Les faux-semblants, les doutes et atermoiements amoureux de
l’envers du décor rejoignent idéalement ceux de la pièce de Sandy Wilson. L’émotion
fonctionne à chaque fois doublement grâce à l’agencement habile du scénario
mais aussi de la superbe interprétation de Twiggy. L’idole du Swinging London
tient là son premier rôle au cinéma et conserve de son talent de mannequin un
langage corporel malléable et extériorise ses sentiments dans un jeu de mime
tour à tour déséquilibré et puissamment iconique. Son visage fait passer avec
une expressivité constante (ce regard lorsque Tony lui enlève ses lunettes
avant son entrée sur scène) tout le tourbillon de sentiment de Polly doutant de
l’amour de Tony sur scène et en dehors, une même séquence faisant la bascule de
l’un à l’autre.
Le premier baiser sur scène est ainsi gâché par le fait que
Tony flirte avec une autre jeune femme en coulisse. Ce côté mime est d’ailleurs
pleinement assumé lors d’une des dernières séquences où Polly est déguisée en
Colombine attendant son Pierrot. Russell l’isole dans d’immense décor de nuit
bleutée qui surligne son visage triste et androgyne. Les artifices scéniques
grossiers vus précédemment sont transposés avec une poésie rare dans ces lieux
imaginaire traduisant le spleen : voile de tulle sur l’image, objets et
silhouettes découpés/dessinés se mélangeant aux jeux d’ombres et effets visuels
(Les Powell/Pressburger de Les Contes d’Hoffman
(1951) ne sont pas loin dans ce plan d’ensemble de clair de lune et gondole vénitiennes).

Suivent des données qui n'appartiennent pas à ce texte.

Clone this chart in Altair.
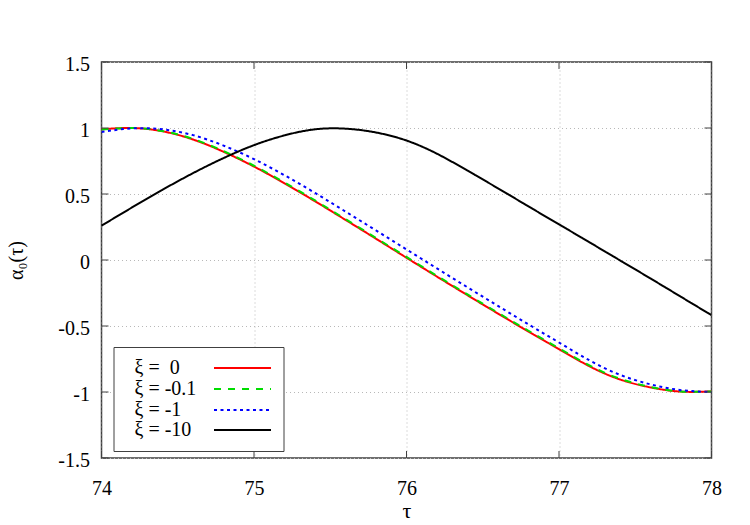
import altair as alt
import pandas as pd

# ---- data ----
tau = [74.0, 74.2, 74.4, 74.6, 74.8, 75.0, 75.2, 75.4, 75.6, 75.8, 76.0,
       76.2, 76.4, 76.6, 76.8, 77.0, 77.2, 77.4, 77.6, 77.8, 78.0]
xi_0 = [0.990, 1.000, 0.975, 0.913, 0.820, 0.708, 0.581, 0.445, 0.304, 0.161, 0.017,
        -0.126, -0.267, -0.406, -0.542, -0.675, -0.805, -0.905, -0.965, -0.997, -0.995]
xi_m01 = [0.988, 1.000, 0.977, 0.917, 0.825, 0.714, 0.587, 0.451, 0.310, 0.167, 0.023,
          -0.120, -0.261, -0.400, -0.536, -0.669, -0.799, -0.900, -0.962, -0.996, -0.996]
xi_m1 = [0.970, 0.997, 0.990, 0.946, 0.867, 0.764, 0.642, 0.508, 0.367, 0.224, 0.080,
         -0.064, -0.207, -0.348, -0.488, -0.625, -0.760, -0.870, -0.942, -0.986, -1.000]
xi_m10 = [0.260, 0.398, 0.532, 0.658, 0.772, 0.870, 0.944, 0.990, 0.995, 0.966, 0.905,
          0.805, 0.677, 0.543, 0.406, 0.270, 0.134, -0.003, -0.140, -0.279, -0.418]

series_labels = ["ξ =\u00a0\u00a00", "ξ = -0.1", "ξ = -1", "ξ = -10"]
series_values = [xi_0, xi_m01, xi_m1, xi_m10]
series_colors = ["#ff0000", "#00dd00", "#0000ff", "#000000"]
series_dash = [[1, 0], [7, 7], [3, 3.5], [1, 0]]

x_ticks = [74, 75, 76, 77, 78]
y_ticks = [-1.5, -1.0, -0.5, 0.0, 0.5, 1.0, 1.5]

W, H = 610, 396
FONT = "Liberation Serif, Times New Roman, Times, DejaVu Serif, serif"
FRAME = "#404040"

xscale = alt.Scale(domain=[74, 78], nice=False, zero=False)
yscale = alt.Scale(domain=[-1.5, 1.5], nice=False, zero=False)

x_axis = alt.Axis(values=x_ticks, labelExpr="toString(datum.value)", title="τ",
                  grid=True, gridDash=[1, 3], gridColor="#b8b8b8", ticks=False, domain=False,
                  labelFlush=False, labelOverlap=False,
                  labelFont=FONT, labelFontSize=20, labelColor="black", labelPadding=20,
                  titleFont=FONT, titleFontSize=22, titleFontWeight="normal", titleColor="black",
                  titleBaseline="middle", titleY=52)
y_axis = alt.Axis(values=y_ticks, labelExpr="toString(datum.value)", title="α₀(τ)",
                  grid=True, gridDash=[1, 3], gridColor="#b8b8b8", ticks=False, domain=False,
                  labelFlush=False, labelOverlap=False,
                  labelFont=FONT, labelFontSize=20, labelColor="black", labelPadding=12,
                  labelOffset=2,
                  titleFont=FONT, titleFontSize=20, titleFontWeight="normal", titleColor="black",
                  titleAngle=-90, titleBaseline="middle", titleX=-85, titleY=H / 2)

layers = []
for i, (lab, vals) in enumerate(zip(series_labels, series_values)):
    df = pd.DataFrame({"tau": tau, "alpha": vals})
    layers.append(
        alt.Chart(df).mark_line(color=series_colors[i], strokeDash=series_dash[i],
                                strokeWidth=2, interpolate="natural", clip=True)
        .encode(x=alt.X("tau:Q", scale=xscale, axis=x_axis),
                y=alt.Y("alpha:Q", scale=yscale, axis=y_axis))
    )

# inward tick marks on all four sides
xt = pd.DataFrame({"tau": x_ticks})
yt = pd.DataFrame({"alpha": y_ticks})
tick_len = 7
for (y1, y2) in [(H, H - tick_len), (0, tick_len)]:
    layers.append(alt.Chart(xt).mark_rule(color=FRAME, strokeWidth=1).encode(
        x=alt.X("tau:Q", scale=xscale, axis=x_axis), y=alt.value(y1), y2=alt.value(y2)))
for (x1, x2) in [(0, tick_len), (W, W - tick_len)]:
    layers.append(alt.Chart(yt).mark_rule(color=FRAME, strokeWidth=1).encode(
        y=alt.Y("alpha:Q", scale=yscale, axis=y_axis), x=alt.value(x1), x2=alt.value(x2)))

# legend box
one = pd.DataFrame({"a": [0]})
layers.append(alt.Chart(one).mark_rect(fill="white", stroke=FRAME, strokeWidth=1).encode(
    x=alt.value(12.5), x2=alt.value(182.5), y=alt.value(285.5), y2=alt.value(389.5)))
leg_y = [306, 327, 348, 368]
for i, lab in enumerate(series_labels):
    layers.append(alt.Chart(pd.DataFrame({"t": [lab]})).mark_text(
        font=FONT, fontSize=20, align="left", baseline="middle", color="black").encode(
        text="t:N", x=alt.value(33), y=alt.value(leg_y[i])))
    layers.append(alt.Chart(one).mark_rule(color=series_colors[i], strokeDash=series_dash[i],
                                           strokeWidth=2).encode(
        x=alt.value(112.5), x2=alt.value(169.5), y=alt.value(leg_y[i])))

chart = alt.layer(*layers).properties(
    width=W, height=H,
    padding={"left": 101.5, "top": 62, "right": 38.5, "bottom": 67},
    autosize=alt.AutoSizeParams(type="none"),
    background="white",
).configure_view(stroke=FRAME, strokeWidth=1.5)

chart.save("out.html", embed_options={"renderer": "svg", "actions": False})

Toujours en équilibre délicat entre ces multiples influences
(le cinéma muet sera aussi de la partie), sa propre folie et l’éclat romanesque
jamais démenti, Ken Russell nous propose une œuvre envoutante porté par cet allant festif des Années Folles. Le fait d’assister
à une représentation dans son entier en fait un spectacle vivace et sans temps mort.
The Boy Friend n’a certes pas la renommée sulfureuse des plus fameux travaux du
cinéaste mais s’affirme néanmoins comme une de ses plus éclatantes réussites.